Zama golf club aims to rein in stray drives
Grip it and rip it? Not anymore — at least not on two holes at the Camp Zama Golf Club.
In a bid to prevent wayward slices and hooks from leaving the base and winding up in a Sagamihara city neighborhood or middle school courtyard, U.S. Army Garrison Japan has made a few changes on the course. Among them, players can no longer hit a driver off the tee at the first or fifth holes, both par 5s.
The city claims 90 golf balls have been found outside Camp Zama since April. In May, officials said, one went through some trees, bounced a couple of times and struck a Japanese boy in the face.

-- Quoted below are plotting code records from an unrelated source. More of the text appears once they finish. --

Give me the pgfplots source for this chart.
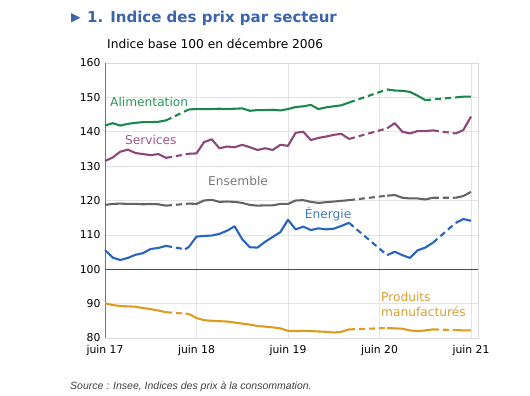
\documentclass[border=0pt]{standalone}
\usepackage{pgfplots}
\pgfplotsset{compat=1.18}
\usepackage{fontspec}
\setmainfont{DejaVu Sans}
\newfontfamily\srcfont{Liberation Sans}
\definecolor{cAli}{RGB}{27,135,78}
\definecolor{cSer}{RGB}{140,70,120}
\definecolor{cEns}{RGB}{100,100,100}
\definecolor{cEne}{RGB}{40,100,190}
\definecolor{cPro}{RGB}{222,155,30}
\definecolor{lAli}{RGB}{40,150,90}
\definecolor{lSer}{RGB}{155,90,140}
\definecolor{lEns}{RGB}{120,120,120}
\definecolor{lEne}{RGB}{70,120,190}
\definecolor{lPro}{RGB}{215,160,50}
\definecolor{cTitle}{RGB}{58,100,172}
\begin{document}
\begin{tikzpicture}
\useasboundingbox (0,0) rectangle (530bp,396bp);
\node[anchor=west, inner sep=0pt, text=cTitle, font=\fontsize{12.5bp}{13bp}\selectfont] at (71bp,378bp) {▶};
\node[anchor=west, inner sep=0pt, text=cTitle, font=\fontsize{15bp}{17bp}\selectfont\bfseries] at (87bp,378bp) {1. Indice des prix par secteur};
\node[anchor=west, inner sep=0pt, font=\fontsize{12.2bp}{14bp}\selectfont] at (107bp,352bp) {Indice base 100 en décembre 2006};
\node[anchor=west, inner sep=0pt, text=black!75, font=\srcfont\itshape\fontsize{10.5bp}{12bp}\selectfont] at (70bp,9bp) {Source : Insee, Indices des prix à la consommation.};
\begin{axis}[
  at={(105bp,58bp)}, anchor=south west,
  scale only axis, width=373bp, height=275bp,
  xmin=0, xmax=48.92, ymin=80, ymax=160,
  xtick={0,12,24,36,48},
  xticklabels={juin 17,juin 18,juin 19,juin 20,juin 21},
  ytick={80,90,...,160},
  major tick length=0pt,
  grid=major, grid style={gray!22, line width=0.6pt},
  axis line style={gray!30, line width=0.6pt},
  tick label style={font=\fontsize{10.8bp}{12bp}\selectfont},
  /pgf/number format/assume math mode=true,
  xticklabel style={yshift=-4bp},
  yticklabel style={xshift=-1bp},
  unbounded coords=jump,
  every axis plot/.append style={line width=2.1pt, line join=round, no markers},
  clip=false,
]
\draw[black!70, line width=0.8pt] (axis cs:0,100) -- (axis cs:48.92,100);
\draw[black!55, line width=0.8pt] (axis cs:0,80) -- (axis cs:0,160);
% Alimentation
\addplot[cAli] coordinates {(0,141.8)(1,142.5)(2,141.8)(3,142.3)(4,142.6)(5,142.8)(6,142.8)(7,142.9)(8,143.3)(9,nan)
(11,146.5)(12,146.6)(13,146.6)(14,146.6)(15,146.7)(16,146.6)(17,146.7)(18,146.8)(19,146.1)(20,146.3)(21,146.3)(22,146.4)(23,146.2)(24,146.6)(25,147.2)(26,147.4)(27,147.8)(28,146.6)(29,147.1)(30,147.4)(31,147.7)(32,148.5)(33,nan)
(37,152.3)(38,152.0)(39,151.9)(40,151.6)(41,150.5)(42,149.2)(43,nan)
(46,150.0)(47,150.2)(48,150.2)};
\addplot[cAli, dash pattern=on 6bp off 4bp] coordinates {(8,143.3)(11,146.5)(12,nan)(32,148.5)(37,152.3)(38,nan)(42,149.2)(46,150.0)};
% Services
\addplot[cSer] coordinates {(0,131.5)(1,132.5)(2,134.2)(3,134.8)(4,133.8)(5,133.5)(6,133.2)(7,133.5)(8,132.4)(9,nan)
(11,133.6)(12,133.7)(13,137.0)(14,137.8)(15,135.2)(16,135.7)(17,135.5)(18,136.2)(19,135.5)(20,134.7)(21,135.2)(22,134.7)(23,136.2)(24,135.9)(25,139.7)(26,140.0)(27,137.6)(28,138.2)(29,138.6)(30,139.1)(31,139.4)(32,137.9)(33,nan)
(37,141.0)(38,142.5)(39,140.0)(40,139.5)(41,140.2)(42,140.2)(43,140.4)(44,nan)
(46,139.5)(47,140.5)(48,144.4)};
\addplot[cSer, dash pattern=on 6bp off 4bp] coordinates {(8,132.4)(11,133.6)(12,nan)(32,137.9)(37,141.0)(38,nan)(43,140.4)(46,139.5)};
% Ensemble
\addplot[cEns] coordinates {(0,118.7)(1,119.0)(2,119.1)(3,119.0)(4,119.0)(5,118.9)(6,119.0)(7,118.9)(8,118.5)(9,nan)
(11,119.1)(12,119.0)(13,120.0)(14,120.2)(15,119.6)(16,119.7)(17,119.6)(18,119.3)(19,118.7)(20,118.5)(21,118.6)(22,118.6)(23,119.0)(24,119.0)(25,120.0)(26,120.1)(27,119.6)(28,119.3)(29,119.5)(30,119.7)(31,119.9)(32,120.1)(33,nan)
(37,121.4)(38,121.6)(39,120.8)(40,120.6)(41,120.6)(42,120.3)(43,120.8)(44,nan)
(46,120.8)(47,121.3)(48,122.5)};
\addplot[cEns, dash pattern=on 6bp off 4bp] coordinates {(8,118.5)(11,119.1)(12,nan)(32,120.1)(37,121.4)(38,nan)(43,120.8)(46,120.8)};
% Energie
\addplot[cEne] coordinates {(0,105.6)(1,103.4)(2,102.7)(3,103.3)(4,104.2)(5,104.7)(6,105.9)(7,106.2)(8,106.8)(9,nan)
(10.5,105.8)(11,106.5)(12,109.5)(13,109.7)(14,109.8)(15,110.3)(16,111.2)(17,112.5)(18,108.7)(19,106.4)(20,106.3)(21,108.0)(22,109.4)(23,110.8)(24,114.4)(25,111.6)(26,112.4)(27,111.4)(28,111.9)(29,111.6)(30,111.8)(31,112.6)(32,113.5)(33,nan)
(37,104.1)(38,105.1)(39,104.1)(40,103.3)(41,105.5)(42,106.3)(43,107.7)(44,nan)
(46,113.5)(47,114.6)(48,114.1)};
\addplot[cEne, dash pattern=on 6bp off 4bp] coordinates {(8,106.8)(10.5,105.8)(11,nan)(32,113.5)(37,104.1)(38,nan)(43,107.7)(46,113.5)};
% Produits manufactures
\addplot[cPro] coordinates {(0,90.1)(1,89.6)(2,89.3)(3,89.2)(4,89.1)(5,88.7)(6,88.4)(7,88.0)(8,87.5)(9,nan)
(11,87.0)(12,85.8)(13,85.2)(14,85.0)(15,84.9)(16,84.8)(17,84.5)(18,84.2)(19,83.9)(20,83.5)(21,83.3)(22,83.1)(23,82.8)(24,82.1)(25,82.0)(26,82.1)(27,82.0)(28,81.9)(29,81.8)(30,81.6)(31,81.8)(32,82.5)(33,nan)
(37,82.9)(38,82.8)(39,82.7)(40,82.2)(41,82.0)(42,82.2)(43,82.5)(44,nan)
(46,82.3)(47,82.2)(48,82.2)};
\addplot[cPro, dash pattern=on 6bp off 4bp] coordinates {(8,87.5)(11,87.0)(12,nan)(32,82.5)(37,82.9)(38,nan)(43,82.5)(46,82.3)};
% labels
\node[anchor=west, inner sep=0pt, text=lAli, font=\fontsize{12.2bp}{14bp}\selectfont] at (axis cs:0.66,148.7) {Alimentation};
\node[anchor=west, inner sep=0pt, text=lSer, font=\fontsize{12.2bp}{14bp}\selectfont] at (axis cs:2.6,137.6) {Services};
\node[anchor=west, inner sep=0pt, text=lEns, font=\fontsize{12.2bp}{14bp}\selectfont] at (axis cs:13.5,125.7) {Ensemble};
\node[anchor=west, inner sep=0pt, text=lEne, font=\fontsize{12.2bp}{14bp}\selectfont] at (axis cs:26.2,116.1) {Énergie};
\node[anchor=west, inner sep=0pt, text=lPro, font=\fontsize{12.2bp}{14bp}\selectfont] at (axis cs:36.2,91.9) {Produits};
\node[anchor=west, inner sep=0pt, text=lPro, font=\fontsize{12.2bp}{14bp}\selectfont] at (axis cs:36.2,87.6) {manufacturés};
\end{axis}
\end{tikzpicture}
\end{document}
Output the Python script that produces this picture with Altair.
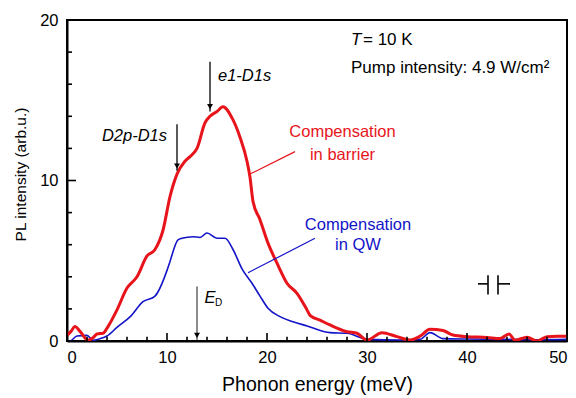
import altair as alt
import pandas as pd

# ---- data ----
red_x = [0, 0.4, 0.8, 1.3, 2.1, 2.6, 3.0, 3.6, 4.1, 5.0, 6.0, 7.0, 8.0, 8.8, 9.6, 10.3, 11.0,
         11.8, 12.5, 13.0, 13.8, 14.3, 15.0, 15.6, 16.5, 17.3, 18.0, 18.3, 18.6, 19.3, 20.1, 21.0,
         22.0, 23.0, 24.0, 24.3, 25.3, 26.3, 28.0, 29.0, 30.0, 31.5, 33.0, 34.3, 35.3, 36.3, 37.6,
         38.6, 40.0, 42.0, 43.3, 44.2, 44.8, 46.0, 47.0, 48.0, 49.0, 50.0]
red_y = [0.35, 0.6, 0.9, 0.6, 0.05, 0.2, 0.44, 0.48, 0.9, 1.94, 3.3, 4.0, 5.3, 5.7, 6.9, 9.0, 10.4,
         11.2, 11.6, 12.0, 13.6, 14.0, 14.3, 14.6, 13.9, 12.7, 11.2, 10.2, 8.7, 7.56, 6.1, 4.85,
         3.6, 2.97, 1.94, 1.6, 1.3, 1.0, 0.58, 0.48, 0.06, 0.52, 0.27, 0.06, 0.3, 0.73, 0.65,
         0.37, 0.27, 0.22, 0.15, 0.44, 0.05, 0.23, 0.0, 0.27, 0.3, 0.3]

blue_x = [0, 0.3, 1.0, 2.0, 2.6, 3.2, 4.0, 5.0, 6.3, 7.6, 8.8, 10.0, 10.3, 11.1, 11.5, 12.6, 13.3, 14.0,
          15.0, 15.8, 16.6, 17.5, 18.5, 19.3, 20.1, 21.3, 22.6, 24.0, 26.3, 28.0, 30.0, 33.3, 35.3,
          36.3, 37.6, 40.0, 44.0, 47.0, 50.0]
blue_y = [0.0, 0.0, 0.31, 0.35, 0.05, 0.12, 0.31, 0.85, 1.5, 2.45, 2.8, 4.4, 4.96, 6.3, 6.4, 6.5, 6.45, 6.73,
          6.4, 6.4, 5.7, 4.5, 3.6, 2.8, 2.04, 1.52, 1.2, 0.94, 0.52, 0.48, 0.1, 0.06, 0.1,
          0.52, 0.15, 0.12, 0.1, 0.08, 0.1]

x_labels = [0, 10, 20, 30, 40, 50]
y_labels = [0, 10, 20]
x_minor = [2, 4, 6, 8, 12, 14, 16, 18, 22, 24, 26, 28, 32, 34, 36, 38, 42, 44, 46, 48]
y_minor = [2, 4, 6, 8, 12, 14, 16, 18]

# annotation positions (data units)
arrow_x = [11.0, 14.3, 13.0]
arrow_top = [13.5, 17.4, 3.4]
arrow_tip = [10.6, 14.3, 0.05]
arrow_w = [1.3, 1.3, 0.9]

leader_color = ["#e8141b", "#1414c8"]
leader_x = [18.3, 18.1]
leader_y = [10.4, 4.25]
leader_x2 = [22.8, 24.8]
leader_y2 = [11.8, 6.4]

# break symbol segments
break_x = [42.1, 43.1, 41.1, 43.1]
break_x2 = [42.1, 43.1, 42.1, 44.3]
break_y = [4.1, 4.1, 3.56, 3.56]
break_y2 = [2.9, 2.9, 3.56, 3.56]

RED = "#e8141b"
BLUE = "#1414c8"
FONT = "Liberation Sans"

W, H = 500, 321
xs = alt.Scale(domain=[0, 50], nice=False)
ys = alt.Scale(domain=[0, 20], nice=False)

df_blue = pd.DataFrame({"x": blue_x, "y": blue_y})
df_red = pd.DataFrame({"x": red_x, "y": red_y})

blue_line = alt.Chart(df_blue).mark_line(
    color=BLUE, strokeWidth=1.6, interpolate="monotone", clip=True
).encode(
    x=alt.X("x:Q", scale=xs, axis=alt.Axis(
        values=x_labels, tickSize=0, labelFontSize=16.5, labelFont=FONT, labelColor="black",
        labelPadding=8, title="Phonon energy (meV)", titleFont=FONT, titleFontSize=19.5,
        titleFontWeight="normal", titleColor="black", titlePadding=10,
        domainColor="black", domainWidth=2, grid=False)),
    y=alt.Y("y:Q", scale=ys, axis=alt.Axis(
        values=y_labels, tickSize=0, labelFontSize=16.5, labelFont=FONT, labelColor="black",
        labelPadding=9, title="PL intensity (arb.u.)", titleFont=FONT, titleFontSize=15.5,
        titleFontWeight="normal", titleColor="black", titlePadding=11, titleY=154,
        domainColor="black", domainWidth=2, grid=False)),
)

red_line = alt.Chart(df_red).mark_line(
    color=RED, strokeWidth=3, interpolate="monotone", clip=True
).encode(x=alt.X("x:Q", scale=xs), y=alt.Y("y:Q", scale=ys))

# inward ticks as separate rule layers (lengths in data units)
xmaj = pd.DataFrame({"v": x_labels}); xmaj["a"] = 0.0; xmaj["b"] = 0.5
xmin = pd.DataFrame({"v": x_minor}); xmin["a"] = 0.0; xmin["b"] = 0.27
ymaj = pd.DataFrame({"v": y_labels}); ymaj["a"] = 0.0; ymaj["b"] = 0.9
ymin = pd.DataFrame({"v": y_minor}); ymin["a"] = 0.0; ymin["b"] = 0.5
xt_major = alt.Chart(xmaj).mark_rule(color="black", strokeWidth=1.6).encode(
    x=alt.X("v:Q", scale=xs), y=alt.Y("a:Q", scale=ys), y2="b:Q")
xt_minor = alt.Chart(xmin).mark_rule(color="black", strokeWidth=1.6).encode(
    x=alt.X("v:Q", scale=xs), y=alt.Y("a:Q", scale=ys), y2="b:Q")
yt_major = alt.Chart(ymaj).mark_rule(color="black", strokeWidth=1.6).encode(
    y=alt.Y("v:Q", scale=ys), x=alt.X("a:Q", scale=xs), x2="b:Q")
yt_minor = alt.Chart(ymin).mark_rule(color="black", strokeWidth=1.6).encode(
    y=alt.Y("v:Q", scale=ys), x=alt.X("a:Q", scale=xs), x2="b:Q")

# break symbol
bdf = pd.DataFrame({"sx": break_x, "sx2": break_x2, "sy": break_y, "sy2": break_y2})
brk = alt.Chart(bdf).mark_rule(color="black", strokeWidth=1.6).encode(
    x=alt.X("sx:Q", scale=xs), x2="sx2:Q", y=alt.Y("sy:Q", scale=ys), y2="sy2:Q")

# arrows
adf = pd.DataFrame({"ax": arrow_x, "ay1": arrow_top, "ay2": arrow_tip, "aw": arrow_w})
adf["ayh"] = adf["ay2"] + 0.3
arrow_shaft = alt.Chart(adf).mark_rule(color="black").encode(
    x=alt.X("ax:Q", scale=xs), y=alt.Y("ay1:Q", scale=ys), y2="ay2:Q",
    strokeWidth=alt.StrokeWidth("aw:Q", scale=None))
arrow_head = alt.Chart(adf).mark_point(shape="triangle-down", filled=True, color="black",
                                       size=35, opacity=1).encode(
    x=alt.X("ax:Q", scale=xs), y=alt.Y("ayh:Q", scale=ys))

# leader lines
ldf = pd.DataFrame({"lx": leader_x, "ly": leader_y, "lx2": leader_x2, "ly2": leader_y2, "lc": leader_color})
leaders = alt.Chart(ldf).mark_rule(strokeWidth=1.2).encode(
    x=alt.X("lx:Q", scale=xs), y=alt.Y("ly:Q", scale=ys), x2="lx2:Q", y2="ly2:Q",
    color=alt.Color("lc:N", scale=None))

def txt(t, x, y, color="black", size=16.5, align="left", style="normal", baseline="middle"):
    return alt.Chart(pd.DataFrame({"px": [x], "py": [y], "t": [t]})).mark_text(
        font=FONT, fontSize=size, color=color, align=align, baseline=baseline, fontStyle=style
    ).encode(x=alt.X("px:Q", scale=xs), y=alt.Y("py:Q", scale=ys), text="t:N")

texts = [
    txt("e1-D1s", 15.1, 16.5, style="italic"),
    txt("D2p-D1s", 10.0, 12.75, align="right", style="italic"),
    txt("E", 13.75, 2.7, style="italic"),
    txt("D", 14.8, 2.35, size=10),
    txt("T", 28.4, 18.75, style="italic", size=17),
    txt("= 10 K", 29.6, 18.75, size=17),
    txt("Pump intensity: 4.9 W/cm²", 28.4, 17.0, size=17),
    txt("Compensation", 27.55, 13.0, color=RED, align="center"),
    txt("in barrier", 27.55, 11.6, color=RED, align="center"),
    txt("Compensation", 29.1, 7.25, color=BLUE, align="center"),
    txt("in QW", 29.1, 6.0, color=BLUE, align="center"),
]

chart = alt.layer(
    blue_line, red_line, xt_major, xt_minor, yt_major, yt_minor,
    brk, arrow_shaft, arrow_head, leaders, *texts,
).properties(
    width=W, height=H,
    autosize=alt.AutoSizeParams(type="none"),
    padding={"left": 67, "top": 20, "right": 9, "bottom": 57},
    background="white",
).configure_view(stroke="black", strokeWidth=2)

chart.save("out.html", embed_options={"renderer": "svg", "actions": False})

He wasn’t seriously hurt but did wind up with a nosebleed.
Last year, 47 golf balls were reported found, up from 15 in 2006, according to data provided by Sagamihara city.
Ed Roper, a Zama spokesman, said he couldn’t verify the numbers but acknowledged that "some golf balls do fly out."
"We’re trying to achieve a zero count," he said Friday. "We take safety for the community members inside and outside the gates very seriously."
In July, the tee box at No. 5 was moved back about 15 yards and the angle changed so players were hitting away from the fence. That came after the garrison got reports of errant drives clearing the course’s safety net, landing on concrete and reaching a local middle school courtyard, according to Roper.
"None flew directly into the kids. The ball would roll in on the concrete," he said. "But we [prohibited] use of drivers on No. 5."
Sagamihara officials asked for the same restriction on the first hole, Roper added, and the Army obliged last Monday.
He said the post has been alerted over "isolated cases" involving a dented car, busted window or roof being hit. Local Japanese residents have notification channels to claim property damage, he added.
"We tell golfers to please notify us if they hit the ball out," he said. "We work to make sure damages are taken care of."
Sagamihara deputy mayor Kazuya Sakai visited Zama in May and returned again Tuesday to discuss preventive measures with Col. Robert Waltemeyer, the U.S. Army Garrison Japan commander.
According to a city official, Waltemeyer told Sakai the base might raise the height of safety nets as a long-term solution.
"We appreciate the considerations that were made," said Akio Sasano, a Sagamihara foreign affairs division official. "We will continue to examine the situation and the effects [of the measures taken]."